6 Easy Steps for Understanding Your Creative Project Management

Project Management Process

Six Basic Project Management Steps

Getting your feedback on project management helped me realize that a handy dandy graphic always makes large concepts easier to understand and break down. At it’s most basic, project management involves these six steps:

  1. Goal Setting
  2. Defining Scope
  3. Estimating
  4. Planning
  5. Executing
  6. Reviewing

I’ve mentioned that I’m tackling project management at step two, defining scope. There is already a lot of good content on setting goals out there. Having clear goals is an absolute prerequisite to project management, if you don’t know where you want to go, you can’t figure out what you need to do to get there. However the bulk of Project management focuses on the part that happens after you’ve set your goals.

Defining scope is when you look at all of the potential projects you want to tackle and make the hard call about which ones to pursue and which ones to abandon (or put on hold.) Your goals and objectives are the criteria against which you decide which ones make the cut.

Estimating helps you determine how long it’s going to carry out the projects you’ve set out to do. Once you’ve got your scope down, you estimate how long you think it will take. Once you do this, it makes sense to revisit your scope and see if you need to cut more or maybe you’ll find that you may have time to do more than you thought. We left off here, and I’ll continue with estimation next week.

Planning is when you map out your scope against time. When you look at your schedule and see how many hours are actually in the day. It’s when you can look at all the activities in your life (family, friends, exercise) etc. and see how to plot in your work. It also helps you really SEE what you don’t have time for and helps you become more conscious of you spend your precious time.

Executing is the doing. This is where we’ll talk about resistance, tracking the time it really takes you to do something, streamlining your work process, sitting down to focus and minimizing distractions.

Reviewing is ‘coming up for air’. Revisiting your goals, your scope, your plan. Checking progress, confirming that you’re on track (or not, and if so, why?) determining whether or not your goals and scope still make sense.

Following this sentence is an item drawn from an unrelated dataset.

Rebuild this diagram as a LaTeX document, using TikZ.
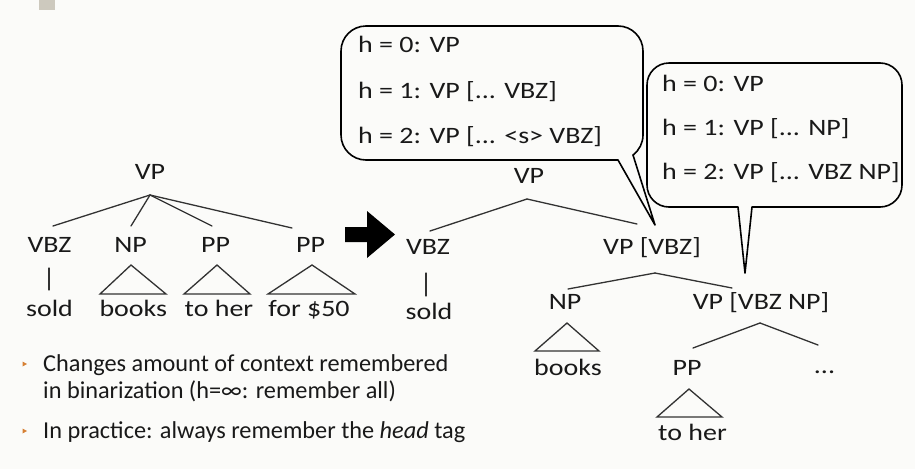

There is a lot of stuff under each of these buckets. I‘ll use the graphic to help illustrate ‘where we are’ in the overall topic.

Creativity vs. Structure – A Phony Dilemma

'Creative Inspiration' Printable 2011 Calendar

From e.m.papers 'Creative Inspiration' Printable 2011 Calendar - click image for more info

Right brain versus left brain, analysis versus exploration, creativity versus structure and order. Many people think these ways of being are in opposition to each other. My experience has told me otherwise: rather than working against one another, these modes actually support each other.

A Tale of Two Bosses

This first became evident to me at the beginning of my career, when I worked for two book designers at the same time. The two designers shared a space, and each guy was growing his own book design agency. They decided to pool their efforts and hire a graphic design student from the local art school as an intern (yours truly.)

I started the job and loved it, the studio was fun, we were working for great clients and both men were talented, fun guys with impressive experience in the magazine and publishing industry.

Beyond the surface, however, the two were a study in contrasts.

One guy was a little more ‘fly by the seat of his pants’ and didn’t seem to have a clear process for planning and executing his work (he may have, but if he did, it was in his head.) And he while he created a lot of really beautiful designs, it seemed he always had a handful of the same clients and no real strategy for growing his business. I never knew what he expected of me, and wasn’t quite comfortable working for him. He also had a very messy desk.

The other designer, whose work area was always immaculate (can you see where this is going?), had a very systematic way of approaching his business. He had lists of what needed to be accomplished. He had a process for organizing, storing and backing up our files. Although it was informal, he seemed to have a very deliberate strategy for helping me grow and routinely increased my responsibilities, which freed him up to pursue lucrative side projects, like magazine consulting.

The second guy’s business literally grew before my eyes.

I started working for him exclusively. He promoted me to designer and together we were incredibly productive and creative. We routinely acquired new clients. Our books won design awards. We pitched to and won projects from publishers like Chronicle Books and Harper Collins.

I started earning a bonus based on our monthly revenue. As a result, I paid attention to how much the business was billing and noticed the amount steadily increased each month.

Flourishing Within Structure

Both designers produced amazing work. However one seemed to grow his business and his body of work through systematic planning and working in a structured, orderly way – with no discernible impact to creativity. I have seen this played out over and over in different scenarios throughout my career, despite the perception by some that in order to be creative you have to be chaotic, disorganized, or unhampered by structure or constraints.

How about you? How do you reconcile creativity, structure, and productivity?